Currently load_async
does not seem to support eager loaded queries. Running:
@users = User.slow.includes(:comment).load_async; sleep 2; @users
Produces:
ASYNC User Load (0.0ms) (db time 1003.1ms)
Comment Load (20.0ms)
So, relation seems to be loaded synchronously inside a main thread. But, anyway there would probably be little benefit for backgrounding eager loading queries because they are usually fetching data over well-indexed foreign keys. Right now a related PR appears to be on hold.
Asynchronous SQL inside a transaction
If you try to run an async query inside a transaction, it would fallback to synchronous execution:
ActiveRecord::Base.transaction do
@users = User.slow.load_async; sleep 2; @users
end
Produces:
TRANSACTION (2.1ms) BEGIN
User Load (2005.3ms) ...
TRANSACTION (2.7ms) COMMIT
You have to remember that the infamous ActiveRecord callback methods (excluding after_commit
) are always implicitly wrapped in a database transaction. It means that asynchronous queries would never work there.

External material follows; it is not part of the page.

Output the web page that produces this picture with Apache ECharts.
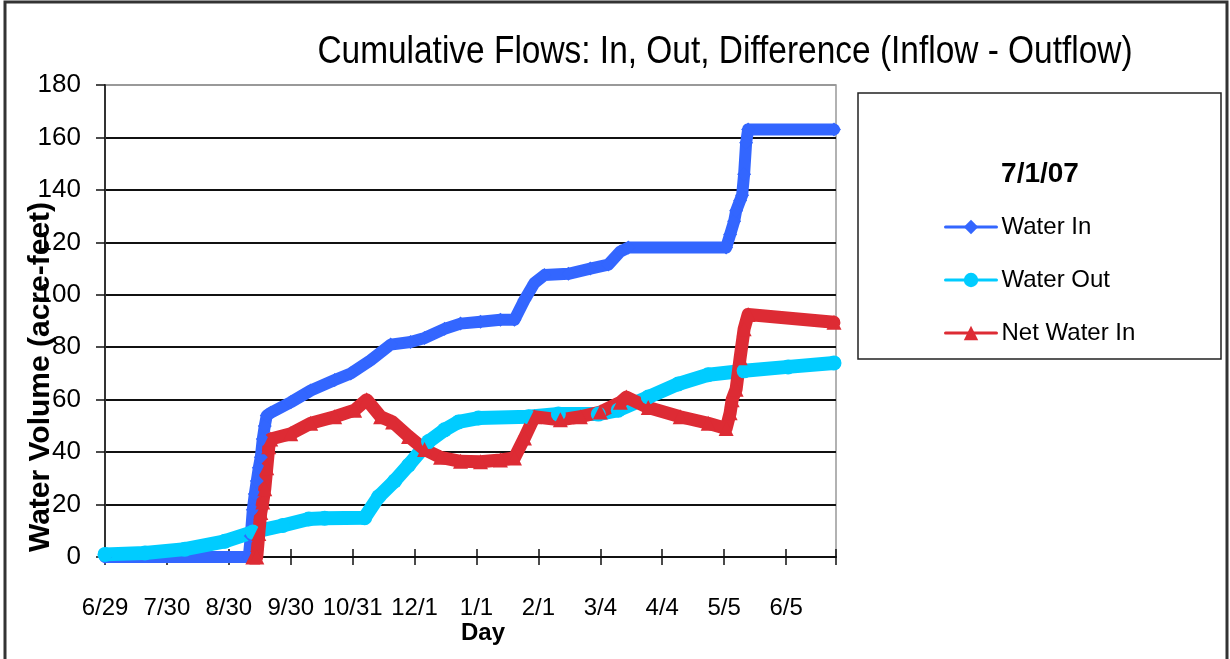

Another non-obvious context where all the calls are wrapped in a transaction is a Rails console sandbox
mode. Running:
rails console --sandbox
Spawns a new console process, and all the database changes are rolled back on exit. So, you have to remember that it’s impossible to test load_async
inside a sandbox mode.
Summary
Before Rails 7, it was possible to wrap SQL calls into an asynchronous thread and add parallelism to database interactions. But, DIY solutions were a highly probable source of sneaky bugs. The new built-it way for scheduling async queries comes with additional thread-safety and data consistency guarantees. I believe that if used with care, load_async
has the potential to significantly improve many typical performance bottleneck scenarios.
I did try to do in-depth enough research on how the load_async
API works and include all the relevant info. But, given its newness and complexity, I’m sure new interesting facts start popping up once it becomes more widely adopted in production environments. I’m planning to keep this guide up to date, so please let me know if you find that some info is missing or inaccurate.